Le management de la BNA a ensuite présenté le Business Plan, approuvé en avril 2016, dans sa version mise à jour après une première version établie en octobre 2015 et sur la base des conclusions du full audit, conclusions dont Bel Hadj Gouider s’est dit favorable à la publication après l’accord du conseil d’administration.
Au volet organisationnel, la BNA a ainsi mis en place un cahier de charges pour une réorganisation, a expliqué Habib Bel Hadj Gouider. Parallèlement, la BNA s'attaquera à ses défaillances en matière de système d'information, et prévoit le lancement fin 2016 d'une étude pour le choix d'un global banking, qui sera implémenté dans 3 à 4 ans, a indiqué le PDG, et ce moyennant une enveloppe de 65 MD. Pour rattraper son retard en matière de coefficient d'exploitation et de productivité des facteurs de production, BNA doit se doter de moyens informatiques modernes pour ses trente prochaines années. Une sorte de transformation digitale.

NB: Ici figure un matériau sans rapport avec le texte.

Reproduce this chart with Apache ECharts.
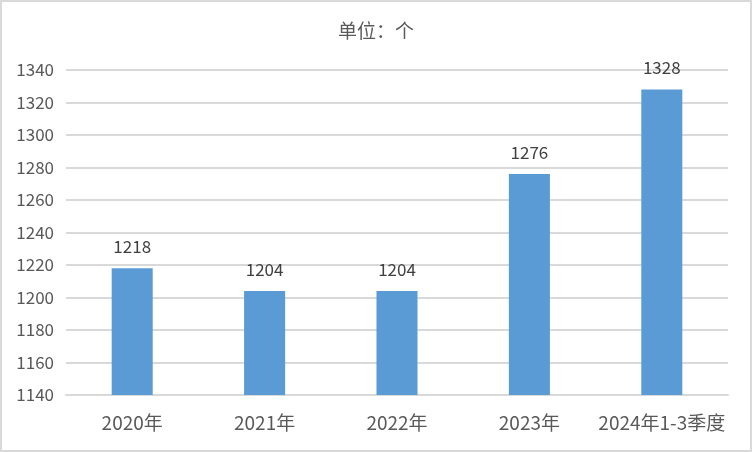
<!DOCTYPE html>
<html><head><meta charset="utf-8">
<script src="https://cdn.jsdelivr.net/npm/echarts@6/dist/echarts.min.js"></script>
<style>html,body{margin:0;padding:0;background:#fff}#c{width:752px;height:452px;box-sizing:border-box;border:2px solid #d9d9d9}</style>
</head><body><div id="c"></div>
<script>
const categories = ['2020年','2021年','2022年','2023年','2024年1-3季度'];
const values = [1218, 1204, 1204, 1276, 1328];
const titleText = '单位：个';
const chart = echarts.init(document.getElementById('c'));
const font = '"Noto Sans CJK SC", "Microsoft YaHei", sans-serif';
chart.setOption({
  animation: false,
  title: {text: titleText, left: 'center', top: 14, textStyle: {color: '#595959', fontSize: 19, fontWeight: 'normal', fontFamily: font}},
  grid: {left: 64, right: 22, top: 68, bottom: 55},
  xAxis: {type: 'category', data: categories,
    axisLine: {lineStyle: {color: '#d9d9d9', width: 2}}, axisTick: {show: false},
    axisLabel: {color: '#595959', fontSize: 19, margin: 18, fontFamily: font, interval: 0}},
  yAxis: {type: 'value', min: 1140, max: 1340, interval: 20,
    axisLine: {show: false}, axisTick: {show: false},
    splitLine: {lineStyle: {color: '#d9d9d9', width: 2}},
    axisLabel: {color: '#595959', fontSize: 17, margin: 12, fontFamily: font, formatter: v => String(v)}},
  series: [{type: 'bar', data: values, barWidth: '31%', itemStyle: {color: '#5b9bd5'},
    label: {show: true, position: 'top', distance: 13, color: '#404040', fontSize: 17, fontFamily: font}}]
});
</script></body></html>
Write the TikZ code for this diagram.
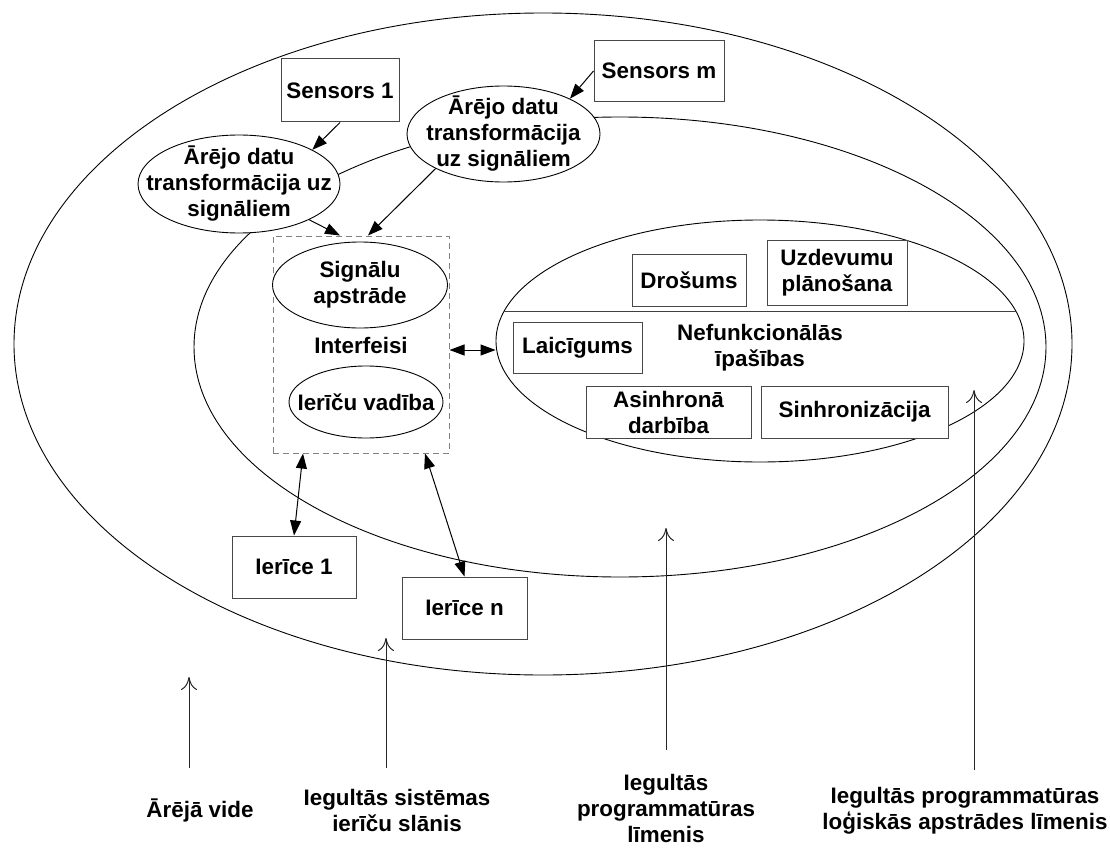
\documentclass[tikz,border=0pt]{standalone}
\usepackage{fontspec}
\setmainfont{Liberation Sans}
\usetikzlibrary{shapes.geometric,arrows.meta}
\begin{document}
\begin{tikzpicture}[x=1pt,y=-1pt,
  font=\fontsize{22.4}{26}\selectfont\bfseries,
  ell/.style={draw=black, line width=0.9pt, ellipse, fill=white, inner sep=0pt},
  hollow/.style={draw=black, line width=0.9pt, ellipse, inner sep=0pt},
  box/.style={draw=black!72, line width=1pt, rectangle, fill=white, inner sep=0pt, align=center},
  dbox/.style={draw=black!50, line width=1pt, rectangle, dash pattern=on 6pt off 4pt, inner sep=0pt},
  txt/.style={align=center, inner sep=0pt},
  arr/.style={line width=1pt, -{Triangle[length=15pt,width=11pt]}},
  darr/.style={line width=1pt, {Triangle[length=15pt,width=11pt]}-{Triangle[length=15pt,width=11pt]}},
  lvl/.style={line width=1pt, draw=black!85, -{Computer Modern Rightarrow[length=13pt,width=16pt]}}
]
\fill[white] (0,0) rectangle (1110,848);
\useasboundingbox (0,0) rectangle (1110,848);

% layers
\node[hollow, minimum width=1058pt, minimum height=662pt] (outer) at (543,344) {};
\node[hollow, minimum width=852pt, minimum height=460pt] (mid) at (620,347) {};
\node[hollow, minimum width=528pt, minimum height=242pt] (inner) at (760,341) {};
\draw[line width=1pt, black!75] (504.2,311) -- (1015.8,311);

% logic level contents
\node[box, minimum width=114pt, minimum height=52pt] (dro) at (689,280) {Drošums};
\node[box, minimum width=140pt, minimum height=65pt] (uzd) at (837,272.5) {Uzdevumu\\plānošana};
\node[box, minimum width=129pt, minimum height=51pt] (lai) at (577.5,347.5) {Laicīgums};
\node[txt] (nef) at (760,348) {Nefunkcionālās\\īpašības};
\node[box, minimum width=165pt, minimum height=52pt] (asi) at (668.5,412) {Asinhronā\\darbība};
\node[box, minimum width=187pt, minimum height=52pt] (sin) at (854.5,412) {Sinhronizācija};

% level arrows
\coordinate (a1b) at (189,768); \coordinate (a1t) at (189,677);
\coordinate (a2b) at (386,768); \coordinate (a2t) at (386,638);
\coordinate (a3b) at (666,750); \coordinate (a3t) at (666,528);
\coordinate (a4b) at (974,770); \coordinate (a4t) at (974,390);
\draw[lvl] (a1b) -- (a1t);
\draw[lvl] (a2b) -- (a2t);
\draw[lvl] (a3b) -- (a3t);
\draw[lvl] (a4b) -- (a4t);

% interfaces
\node[dbox, minimum width=176pt, minimum height=217pt] (ifc) at (361,344.5) {};
\node[ell, minimum width=175pt, minimum height=86pt] (sig) at (360,285) {};
\node[txt] (sigt) at (sig) {Signālu\\apstrāde};
\node[txt] (int) at (361,345) {Interfeisi};
\node[ell, minimum width=154pt, minimum height=72pt] (iev) at (366,402) {};
\node[txt] (ievt) at (iev) {Ierīču vadība};

% transformations
\node[ell, minimum width=202pt, minimum height=98pt] (e1) at (239,184) {};
\node[txt] (e1t) at (e1) {Ārējo datu\\transformācija uz\\signāliem};
\node[ell, minimum width=193pt, minimum height=96pt] (e2) at (503.5,134) {};
\node[txt] (e2t) at (e2) {Ārējo datu\\transformācija\\uz signāliem};

% sensors
\node[box, minimum width=118pt, minimum height=63pt] (s1) at (340,90.5) {Sensors 1};
\node[box, minimum width=130pt, minimum height=61pt] (sm) at (659,71) {Sensors m};

% devices
\node[box, minimum width=124pt, minimum height=62pt] (i1) at (294,567) {Ierīce 1};
\node[box, minimum width=125pt, minimum height=62pt] (in) at (464.5,608) {Ierīce n};

% connectors
\draw[arr] (s1.south) -- (e1.25);
\draw[arr] (sm.west) -- (e2.28);
\draw[arr] (e1.-27) -- ([xshift=-21pt]ifc.north);
\draw[arr] (e2.-153) -- ([xshift=7pt]ifc.north);
\draw[darr] ([yshift=-5.5pt]ifc.east) -- ([yshift=-5.5pt]ifc.east -| inner.west);
\draw[darr] (i1.north) -- ([xshift=-58pt]ifc.south);
\draw[darr] (in.north) -- ([xshift=64pt]ifc.south);

% level labels
\node[txt] (l1) at (200,810) {Ārējā vide};
\node[txt] (l2) at (397,810) {Iegultās sistēmas\\ierīču slānis};
\node[txt] (l3) at (666,808) {Iegultās\\programmatūras\\līmenis};
\node[txt] (l4) at (965,811) {Iegultās programmatūras\\loģiskās apstrādes līmenis};
\end{tikzpicture}
\end{document}
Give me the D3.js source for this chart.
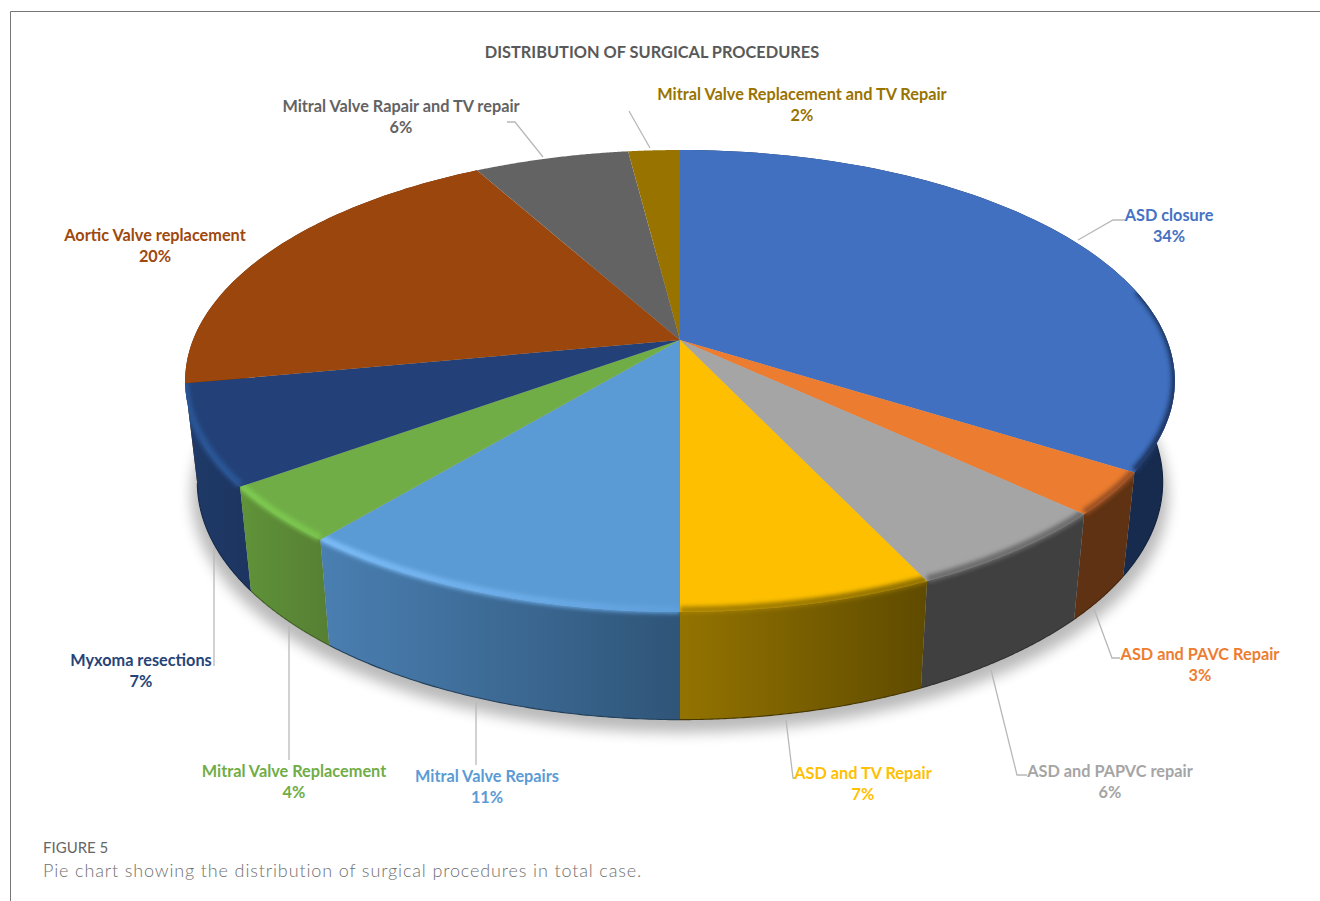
<!DOCTYPE html>
<html>
<head>
<meta charset="utf-8">
<script src="https://cdnjs.cloudflare.com/ajax/libs/d3/7.8.5/d3.min.js"></script>
<style>
html,body{margin:0;padding:0;background:#fff}
svg{display:block}
text{font-family:Lato,"Open Sans",sans-serif}
</style>
</head>
<body>
<svg id="chart" width="1320" height="901"></svg>
<script>
// Share of each surgical procedure, percent of total cases
const procedures = ["ASD closure","ASD and PAVC Repair","ASD and PAPVC repair","ASD and TV Repair","Mitral Valve Repairs","Mitral Valve Replacement","Myxoma resections","Aortic Valve replacement","Mitral Valve Rapair and TV repair","Mitral Valve Replacement and TV Repair"];
const shares = [34,3,6,7,11,4,7,20,6,2];

const topColors  = ["#4170c0","#eb7c30","#a5a5a5","#fdbf00","#5b9bd5","#70ad47","#234178","#9b460c","#636363","#997300"];
const textColors = ["#4472c4","#ed7d31","#a5a5a5","#ffc000","#5b9bd5","#70ad47","#264478","#9e480e","#636363","#997300"];
const sideStops  = [["#172b4f","#172b4f"],["#5e3212","#5e3212"],["#404040","#404040"],["#937300","#5f4b00"],["#4a7fb2","#2f5578"],["#609339","#567f33"],["#1f3a69","#1d3560"],["#5c2a08","#5c2a08"],["#3b3b3b","#3b3b3b"],["#5b4500","#5b4500"]];
const rimStops   = [["#1e3560","#1e3560"],["#9a5020","#9a5020"],["#6a6a6a","#6a6a6a"],["#a58000","#8c6e00"],["#7cbdf9","#5f9fdb"],["#7ecb51","#7ac44e"],["#2b5798","#2b5798"],null,null,null];

// Label placement: centre x, first line y, and leader polyline
const labelLayout = [
  {x:1169,y:216,leader:[[1078,240],[1113,220],[1125,220]]},
  {x:1200,y:655,leader:[[1094,609],[1112,658],[1120,658]]},
  {x:1110,y:772,leader:[[991,670],[1017,775],[1027,775]]},
  {x:863, y:774,leader:[[786,720],[793,778],[795,778]]},
  {x:487, y:777,leader:[[476,703],[476,765]]},
  {x:294, y:772,leader:[[289,626],[289,760]]},
  {x:141, y:661,leader:[[214,547],[214,666]]},
  {x:155, y:236,leader:null},
  {x:401, y:107,leader:[[543,157],[515,122],[507,122]]},
  {x:802, y:95, leader:[[650,148],[629,111]]}
];

const svg = d3.select("#chart");
const defs = svg.append("defs");

// Frame lines along the top and left of the figure
svg.append("path").attr("d","M10.5,901V11.5H1320").attr("fill","none").attr("stroke","#777").attr("stroke-width",1);

// Perspective disc: top face and the smaller, lower bottom face
const faces = [
  {b:487,a:223.7,y0:340},
  {b:475,a:230,y0:440}
];
const cx = 680, tilt = 0.1775;
function project(t, level){
  const f = faces[level], X = Math.sin(t), Y = -Math.cos(t), w = 1 - tilt*Y;
  return [cx + f.b*X/w, f.y0 + f.a*Y/w];
}
const rim = (t0,t1,level) => d3.range(0,81).map(i => project(t0+(t1-t0)*i/80, level));
const line = d3.line();

const arcs = d3.pie().sort(null).value(d => d)(shares);

function blur(id, sd){
  defs.append("filter").attr("id",id).attr("x","-20%").attr("y","-20%").attr("width","140%").attr("height","140%")
    .append("feGaussianBlur").attr("stdDeviation",sd);
}
blur("soft",7);
blur("rimBlur",2.2);

function hGradient(id, stops){
  const g = defs.append("linearGradient").attr("id",id).attr("x1",0).attr("x2",1).attr("y1",0).attr("y2",0);
  g.append("stop").attr("offset",0).attr("stop-color",stops[0]);
  g.append("stop").attr("offset",1).attr("stop-color",stops[1]);
}

// Cast shadow under the disc
svg.append("path")
  .attr("d", line(rim(0,2*Math.PI,1).map(p => [cx+(p[0]-cx)*1.012, p[1]+13])))
  .attr("fill","#000").attr("opacity",.27).attr("filter","url(#soft)");

// Extruded wall, back slices first so the front ones overlap them
const sideQuad = d => line(rim(d.startAngle,d.endAngle,0).concat(rim(d.startAngle,d.endAngle,1).reverse()))+"Z";
const wedge = d => line([[cx,faces[0].y0]].concat(rim(d.startAngle,d.endAngle,0)))+"Z";
const depth = d => -Math.cos((d.startAngle+d.endAngle)/2);
const frontFirst = arcs.map((d,i)=>({d,i})).sort((p,q)=>depth(p.d)-depth(q.d));

arcs.forEach((d,i) => {
  hGradient("side"+i, sideStops[i]);
  if(rimStops[i]) hGradient("rim"+i, rimStops[i]);
  const clip = defs.append("clipPath").attr("id","clip"+i);
  clip.append("path").attr("d",wedge(d));
  clip.append("path").attr("d",sideQuad(d));
});

svg.append("g").selectAll("path").data(frontFirst.filter(o => depth(o.d) > -0.5)).join("path")
  .attr("d", o => sideQuad(o.d))
  .attr("fill", o => `url(#side${o.i})`);

// Dark line along the lower edge of the wall
svg.append("g").selectAll("path").data(frontFirst.filter(o => depth(o.d) > -0.5)).join("path")
  .attr("d", o => line(rim(Math.max(o.d.startAngle,1.45),Math.min(o.d.endAngle,4.53),1)))
  .attr("fill","none").attr("stroke-width",1.1)
  .attr("stroke", o => d3.color(sideStops[o.i][1]).darker(.8));

// Top face
svg.append("g").selectAll("path").data(arcs).join("path")
  .attr("d", wedge)
  .attr("fill",(d,i)=>topColors[i]);

// Soft bevel along the front rim of the top face
const bevel = svg.append("g");
arcs.forEach((d,i) => {
  if(!rimStops[i]) return;
  const start = Math.max(d.startAngle, 1.35), end = Math.min(d.endAngle, 4.53);
  bevel.append("g").attr("clip-path",`url(#clip${i})`)
    .append("path")
    .attr("d", line(rim(start,end,0).map(p=>[p[0],p[1]-2])))
    .attr("fill","none").attr("stroke",`url(#rim${i})`).attr("stroke-width",7)
    .attr("filter","url(#rimBlur)");
});

// Leaders
svg.append("g").selectAll("path").data(labelLayout.filter(l=>l.leader)).join("path")
  .attr("d", l => line(l.leader))
  .attr("fill","none").attr("stroke","#b8b8b8").attr("stroke-width",1.3);

// Category name with its percentage beneath
const labels = svg.append("g").attr("font-weight",700).attr("font-size",16.3).attr("text-anchor","middle");
procedures.forEach((name,i) => {
  const l = labelLayout[i];
  const g = labels.append("g").attr("fill",textColors[i]);
  g.append("text").attr("x",l.x).attr("y",l.y+5).text(name);
  g.append("text").attr("x",l.x).attr("y",l.y+26).text(shares[i]+"%");
});

svg.append("text").attr("x",652).attr("y",58).attr("text-anchor","middle")
  .attr("font-weight",700).attr("font-size",16.35).attr("fill","#595959")
  .text("DISTRIBUTION OF SURGICAL PROCEDURES");

svg.append("text").attr("x",43).attr("y",853).attr("font-size",15).attr("fill","#666")
  .text("FIGURE 5");
svg.append("text").attr("x",43).attr("y",877).attr("font-size",18).attr("fill","#707070").attr("font-weight",300)
  .style("letter-spacing","0.86px")
  .text("Pie chart showing the distribution of surgical procedures in total case.");
</script>
</body>
</html>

Le plan d'action de la banque touchera par ailleurs les aspects commercial et RH, avec le lancement d'objectifs par segment, de grilles de motivation et la mise en place de plans de développement personnalisés. L'intéressement variable du personnel sera un élément incitatif clé.
Côté chiffres, Bel Hadj Gouider prévoit une hausse moyenne de 5% des concours de crédits entre 2016 et 2020 contre une croissance des dépôts qui tournera de son côté autour de 8% sur la période du BP. Le ratio actuel de liquidité à 48% appelle donc a un tel effort de collecte. Le PDG n'a pas caché ses intentions de réduire la voilure pour bien piloter les profils de risque. La correction de la trajectoire de certains ratios (CDL, Taux de couverture des risques, ratio de solvabilité principalement) nécessite cette attitude prudente. Les produits d'exploitation évolueront selon un TCAM de 7,9%, et les charges d'exploitation de 6,2%. Au niveau du PNB, la banque table sur une hausse moyenne de 9,3% pour atteindre 374,3 MD, puis 402,8 MD à fin 2017 et 545,9 MD à l'horizon 2020. Gouider a annoncé que la banque poursuivra la cession des actions SFBT à hauteur de 111,6 MD en 2016 et 111,6 MD également en 2017, une discussion sera néanmoins tenue au niveau du conseil d'administration pour étudier la possibilité d'une cession groupée en une seule fois. Au niveau du résultat net, la banque vise les 128,5 MD à fin 2016, compte tenu de la plus value sur SFBT, tout comme en 2017 ou le résultat net est attendu à 140,9 MD, il se situera ensuite à 46,5 MD en 2018, puis 78,2 MD en 2019, pour atteindre 108,1 MD en 2020.
Un dernier mot à dire sur cet acte communicationnel louable, fait rarissime pour une banque publique, le nouveau PDG de la plus grande publique Tunisienne, a fait bonne impression auprès de ses auditeurs jouant la carte de la transparence. Venant du secteur privé, et tout ce que cela sous-tend comme méthodes de gestion et processus de décisions modernes et efficients, il devra faire face aux contraintes du secteur publique. Seul l'État peut faciliter le redressement de la banque.